Musicological curiosity aside, however, Noor Jahan’s greatest asset was a voice touched by the divine, one that possessed peerless range and control, demonstrated by the ease with which she would render complex ragas like Yaman, Bhairav, and Darbari Kanada. Her execution of taans—rapid sequences of notes—was fluid and precise, her voice darting through these shrutis as if a ballerina’s pirouette had been enhanced with an extra flourish. At a time where Salamat Ali Khan and Nazakat Ali Khan were setting musical conferences on fire with characteristic Shaam Chaurasi virtuosity, Noor Jehan relied on her ability to construct emotional cascades, leaving listeners breathless. Her meends—gliding transitions between notes—seduced and emoted alike, infusing the passage with palpable longing. One of Bollywood’s brightest musical lights, OP Nayyar, is said to have broken into tears, fully ensnared by the enchanting magic of Kalli Kalli Jaan from Patay Khan (1959). Here, smatterings of vibrato, used sparingly and most appropriately, added a shimmering sheen to her sustained notes, burrowing rabbit-holes in the audience’s psyche.
Vibrato, as a technique, is often susceptible to shallow use. Where it could truly move, lesser singers have treated it as mere ornamentation. Noor Jehan, in her commitment to emotional intensity, wields it with surgical accuracy. I have never heard a rendition so outwardly expressive and haunting, yet inwardly measured, ripping hearts out in equal measure.
Clarion-like clarity aside, there was also a surreal dynamism to Noor Jehan’s voice production and culture. It lay in her ability to modulate her volume with finesse, leaping from a muted whisper to an irresistible crescendo at will. Her bell-like instrument could curate soundscapes that would swell like a tide, entirely enveloping the unsuspecting listener, rendering them ecstatic. Afterwards, it would lovingly recede, leaving a haunting echo lingering long after the last note had been produced.

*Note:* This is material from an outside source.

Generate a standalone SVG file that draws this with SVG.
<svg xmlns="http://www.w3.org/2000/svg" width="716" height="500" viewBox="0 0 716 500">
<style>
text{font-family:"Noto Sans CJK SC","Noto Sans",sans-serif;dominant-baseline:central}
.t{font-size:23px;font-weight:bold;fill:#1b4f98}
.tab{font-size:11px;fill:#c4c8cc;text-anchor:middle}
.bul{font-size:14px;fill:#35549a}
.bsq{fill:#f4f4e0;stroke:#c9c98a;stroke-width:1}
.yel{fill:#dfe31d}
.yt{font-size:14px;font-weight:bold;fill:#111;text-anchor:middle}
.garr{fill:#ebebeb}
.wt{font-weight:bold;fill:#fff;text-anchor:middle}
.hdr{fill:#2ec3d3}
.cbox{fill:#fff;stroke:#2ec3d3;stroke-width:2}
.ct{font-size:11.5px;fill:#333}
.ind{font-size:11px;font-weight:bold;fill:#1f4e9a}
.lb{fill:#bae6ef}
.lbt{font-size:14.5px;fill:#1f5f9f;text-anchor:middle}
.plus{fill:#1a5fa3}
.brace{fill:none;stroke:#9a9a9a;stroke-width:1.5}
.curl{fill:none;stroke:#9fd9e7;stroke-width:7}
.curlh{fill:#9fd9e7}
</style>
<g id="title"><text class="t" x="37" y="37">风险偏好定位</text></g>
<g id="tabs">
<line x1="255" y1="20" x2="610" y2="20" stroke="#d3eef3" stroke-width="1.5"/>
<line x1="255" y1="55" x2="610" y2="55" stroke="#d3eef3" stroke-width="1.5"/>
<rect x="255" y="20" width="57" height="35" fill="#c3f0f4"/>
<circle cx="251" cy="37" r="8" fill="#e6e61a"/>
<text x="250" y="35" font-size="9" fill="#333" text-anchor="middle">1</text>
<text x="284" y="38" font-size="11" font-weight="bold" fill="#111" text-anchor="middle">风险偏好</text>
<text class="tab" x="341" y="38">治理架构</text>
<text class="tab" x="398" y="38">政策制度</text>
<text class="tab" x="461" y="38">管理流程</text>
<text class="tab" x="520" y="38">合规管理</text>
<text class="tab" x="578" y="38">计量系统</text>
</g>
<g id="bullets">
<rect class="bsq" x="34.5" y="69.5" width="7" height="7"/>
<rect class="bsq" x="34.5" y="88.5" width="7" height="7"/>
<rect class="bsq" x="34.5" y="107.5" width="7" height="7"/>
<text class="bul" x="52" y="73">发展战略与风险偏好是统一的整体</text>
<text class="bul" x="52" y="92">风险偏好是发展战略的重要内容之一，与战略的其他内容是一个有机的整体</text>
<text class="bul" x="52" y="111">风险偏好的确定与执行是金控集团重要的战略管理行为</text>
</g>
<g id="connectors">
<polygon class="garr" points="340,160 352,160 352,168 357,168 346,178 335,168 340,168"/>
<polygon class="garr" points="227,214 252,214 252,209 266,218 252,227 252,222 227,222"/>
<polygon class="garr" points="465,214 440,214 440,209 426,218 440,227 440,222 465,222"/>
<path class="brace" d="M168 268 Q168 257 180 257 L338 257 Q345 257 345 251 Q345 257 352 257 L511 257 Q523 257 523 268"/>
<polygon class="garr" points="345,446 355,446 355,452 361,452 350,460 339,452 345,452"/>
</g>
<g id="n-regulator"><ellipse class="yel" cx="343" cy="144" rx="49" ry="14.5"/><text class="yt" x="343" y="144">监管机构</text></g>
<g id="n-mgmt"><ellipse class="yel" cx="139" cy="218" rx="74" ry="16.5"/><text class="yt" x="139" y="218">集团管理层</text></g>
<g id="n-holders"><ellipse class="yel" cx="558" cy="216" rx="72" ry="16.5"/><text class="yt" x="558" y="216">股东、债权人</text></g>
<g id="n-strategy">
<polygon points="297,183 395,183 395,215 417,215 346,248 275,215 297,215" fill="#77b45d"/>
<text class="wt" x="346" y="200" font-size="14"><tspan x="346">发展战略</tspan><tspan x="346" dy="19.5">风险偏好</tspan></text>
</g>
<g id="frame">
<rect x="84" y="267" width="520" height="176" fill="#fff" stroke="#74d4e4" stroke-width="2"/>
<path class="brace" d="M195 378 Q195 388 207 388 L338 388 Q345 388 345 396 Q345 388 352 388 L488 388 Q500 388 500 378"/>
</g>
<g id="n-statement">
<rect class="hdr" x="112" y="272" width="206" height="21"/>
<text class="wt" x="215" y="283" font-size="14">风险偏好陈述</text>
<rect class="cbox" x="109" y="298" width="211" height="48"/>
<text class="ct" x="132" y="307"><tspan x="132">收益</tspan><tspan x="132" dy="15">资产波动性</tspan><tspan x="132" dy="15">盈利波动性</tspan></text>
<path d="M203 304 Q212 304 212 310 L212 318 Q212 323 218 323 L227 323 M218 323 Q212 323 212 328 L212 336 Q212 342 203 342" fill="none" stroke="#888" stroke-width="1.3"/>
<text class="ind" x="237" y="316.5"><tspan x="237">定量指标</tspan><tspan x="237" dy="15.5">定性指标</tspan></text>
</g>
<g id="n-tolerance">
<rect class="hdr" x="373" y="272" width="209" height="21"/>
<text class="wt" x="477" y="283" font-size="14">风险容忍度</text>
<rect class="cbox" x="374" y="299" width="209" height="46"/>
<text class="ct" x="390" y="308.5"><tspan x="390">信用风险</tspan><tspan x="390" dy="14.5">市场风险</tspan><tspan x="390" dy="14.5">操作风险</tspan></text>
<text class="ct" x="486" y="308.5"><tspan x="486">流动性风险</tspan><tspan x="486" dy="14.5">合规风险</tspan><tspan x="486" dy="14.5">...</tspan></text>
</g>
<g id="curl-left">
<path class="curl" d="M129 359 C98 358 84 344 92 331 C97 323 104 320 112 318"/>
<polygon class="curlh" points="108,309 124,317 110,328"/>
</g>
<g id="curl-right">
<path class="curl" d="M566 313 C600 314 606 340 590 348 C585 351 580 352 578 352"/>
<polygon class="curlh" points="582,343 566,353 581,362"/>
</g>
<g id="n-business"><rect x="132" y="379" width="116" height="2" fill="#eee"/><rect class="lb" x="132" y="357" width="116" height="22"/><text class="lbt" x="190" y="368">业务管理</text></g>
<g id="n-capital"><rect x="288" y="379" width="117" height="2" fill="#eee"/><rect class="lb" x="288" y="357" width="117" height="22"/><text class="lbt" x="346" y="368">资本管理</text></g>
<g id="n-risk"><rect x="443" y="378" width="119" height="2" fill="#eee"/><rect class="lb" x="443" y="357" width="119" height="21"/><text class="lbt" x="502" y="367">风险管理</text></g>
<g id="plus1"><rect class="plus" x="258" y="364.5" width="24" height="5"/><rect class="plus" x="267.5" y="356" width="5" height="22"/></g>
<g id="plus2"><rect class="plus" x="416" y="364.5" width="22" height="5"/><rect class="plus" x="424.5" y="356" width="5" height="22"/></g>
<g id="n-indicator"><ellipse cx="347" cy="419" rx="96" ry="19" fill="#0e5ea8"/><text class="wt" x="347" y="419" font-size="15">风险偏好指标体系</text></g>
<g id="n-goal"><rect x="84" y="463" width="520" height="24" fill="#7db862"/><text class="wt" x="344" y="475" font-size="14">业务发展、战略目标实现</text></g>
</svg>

Sada Hoon Apnay Pyar Ki is similar to a larger-than-life impressionistic painting, leaving a taste of honey and spice on the tongue. It breaks and constructs anew emotions most don’t even realize exist.
Her phrasing was also unique, distinctive to the point of reinventing the wheel, charting new frontiers in playback singing on both sides of the border. Mujh Se Pehli Si Mohabbat happens to be the first song whose lyrics I fully learned. Or maybe, sentient and animated as the lyrics were, they happened to annex every inch of space in my mind. The way Noor Jahan pauses, stresses certain words, and modulates her tone, adds layers of meaning, turning otherwise insignificant delivery into musings so profound that they could convey the entire spectrum of human experience. Singing a song of unrequited love, her phrasing drips with pathos that shall not be denied, the verses pulsating with pain, the phrases a sigh of yearning.

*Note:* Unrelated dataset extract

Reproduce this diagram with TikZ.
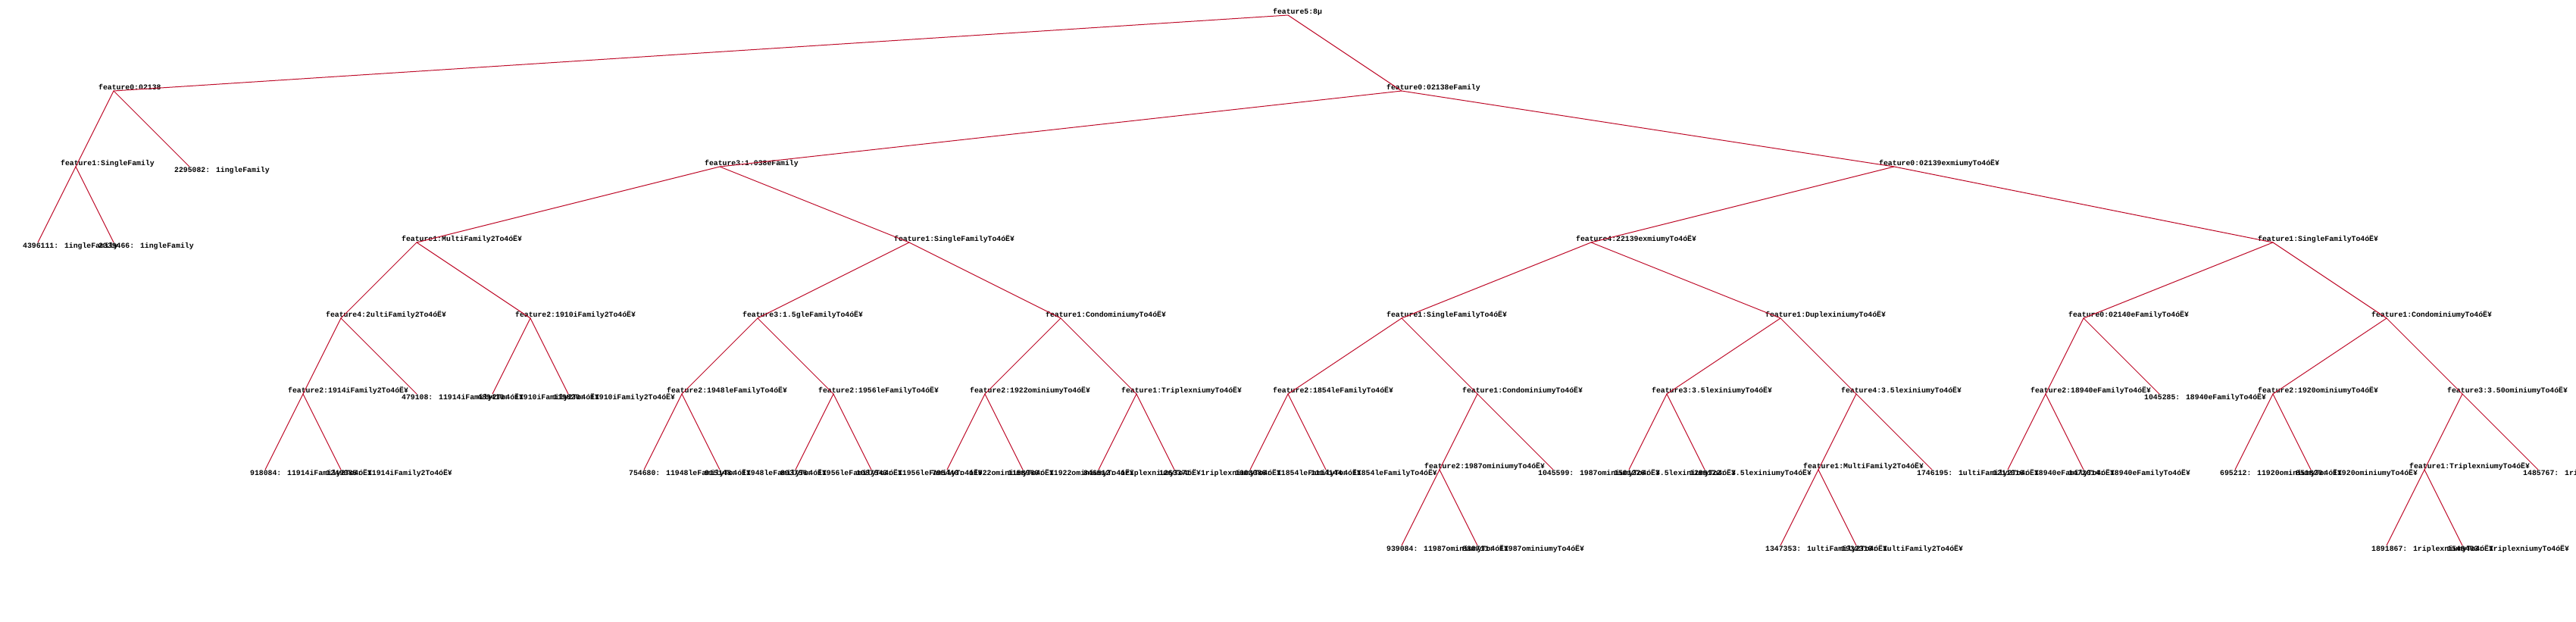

Anginat Sadiyon ke Tareek Baheemana Talism
Resham-o-Atlas-o-Kamkhawab mein Bunwaye Hue
Jabaja Bikte Hue Koocha-o-bazaar mein jism
Khaak mein lithre hue Khoon mein Nehlaye hue
Is it any surprise then that Faiz Ahmad Faiz, after hearing Noor Jehan cast a spell with her rendition, found himself truly spellbound? Enough to shun proprietary license and tell Noor Jehan that signed, sealed, and delivered, the poem was now hers.
The godmother of actor-singers, Noor Jahan’s career tore through the stratosphere in post-Partition Pakistan. The fledgling nation was, at the time, desperately searching for an identity, and her voice became its soaring soundtrack. Be it Chan Wey, Dupatta, Intezaar or Koel, her songs served as the facade on which the superstructure of commercial cinema would be built. Who could forget her rushing to the studio during a military curfew in the 1965 war, refusing to take remuneration as she converted Ghulam Mustafa Tabassum’s Ae Putt Hatan Tay Nai Wikday into inspiration for an entire generation. Her voice, like the mightiest of rivers, flowed through the plains of Punjab and the bloodstreams of all those that dwelled in them, nourishing their souls with beauty, courage, and strength.
With time, Noor Jahan would go on to become Mallika-e-Tarannum (the Queen of Melody), crowned, quite literally, by the musical intelligentsia of Lahore in a recognition of her status as musical royalty. She, always conscious of reaching out to newer audiences, would go on to include elements from ghazal and folk music into her repertoire, further adding to her expressive charm.
With age, the luster of her voice would dim, but she, forever a wily operator, knew how to mask it with throw and delivery that no one has, as-yet, been able to match. Fittingly, Noor Jehan—the light of the world—spread her luminance far and wide, spanning time, space and memory itself.